African American Poet and Writer: Langston Hughes

Rashel Dan
Who could think of the Harlem Renaissance and not remember Langston Hughes? The poet, columnist, playwright, essayist and novelist whose name came to be associated intimately with Harlem was born James Mercer Langston Hughes on February 1, 1902 at Joplin, Missouri to James Nathaniel and Carrie Hughes. At a young age, his parents divorced and he came to live with his grandmother Mary Langston until the age of thirteen. While there, his grandmother introduced him to the world of story telling in the Black American tradition. It was however only until he rejoined his mother in Lincoln, Illinois that he began to try his hand at poetry.

After graduating from high school in Cleveland, Ohio, he left to visit his father for a brief time in Mexico, trying to persuade him to finance his college education. After Mexico, he enrolled at Columbia University and took up engineering according to his father's wish. As a student, Hughes became privy to the racism within the school and decided to leave only after one year of study. It was also clear from then on that although Hughes was not a bad student, engineering was not his primary interest.

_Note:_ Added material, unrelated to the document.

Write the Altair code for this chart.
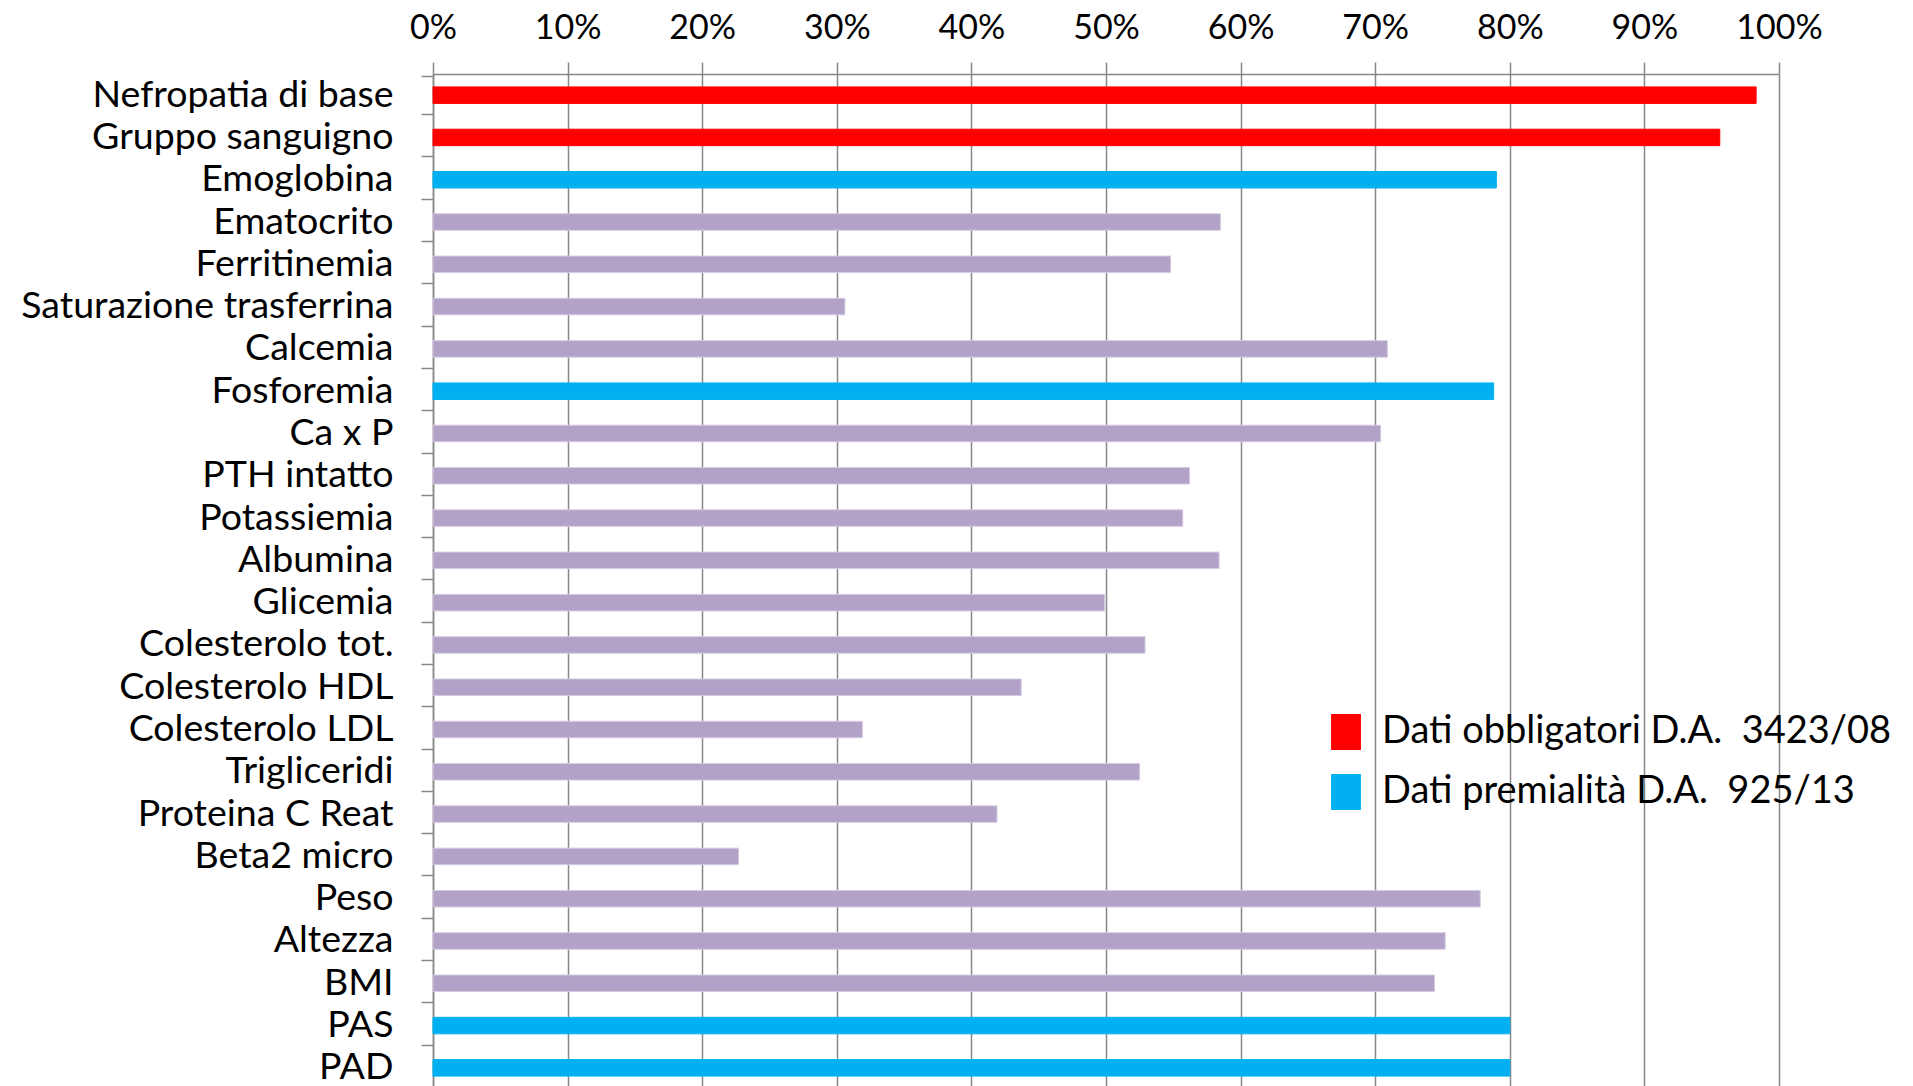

After his brief academic stint, Hughes began taking on odd jobs, and even went on to be a seaman for some time. It was however as a busboy that he came to meet Vachel Lindsay who expressed admiration for Hughes' literary attempts. In 1924, he published The Weary Blues, his first collection of poetry. It was however, Not Without Laughter, his first novel that gained for him critical acclaim, winning a Harmon Gold Medal.

Although Hughes never finished his education in Columbia, He eventually graduated from Lincoln University in 1929 with a Bachelor of Arts degree. In 1963, Howard University gave him an honorary doctorate degree.

As a writer, he was greatly influenced by Whitman, Dunbar and Sandburg, contributing much to the Harlem Renaissance of the 1920s. But Hughes was also distinct in his style and purpose. At a time when social equality was the clamor, Hughes capitalized on social and racial consciousness. From the time his grandmother gave him a taste of Black culture until his adulthood, Hughes became extremely proud of his racial heritage. In fact he could not comprehend why people like his father disliked being Black.

In his literary works, he has become particularly known for his vivid, perceptive accounts of everything that is African American. Hughes wrote about the African American life in all its struggles and joys and about the real African American in all his strengths, weaknesses, humor and bravery. This was what he wanted people to read, the rich and real culture of the American Blacks. Undeniably his work came to be a sterling example of genuine pride in identity and culture.

Hughes was a prolific writer and by the time of his death in 1967 at the age of sixty-five of complications from prostate cancer in, he left an enduring legacy with countless works in prose and poetry.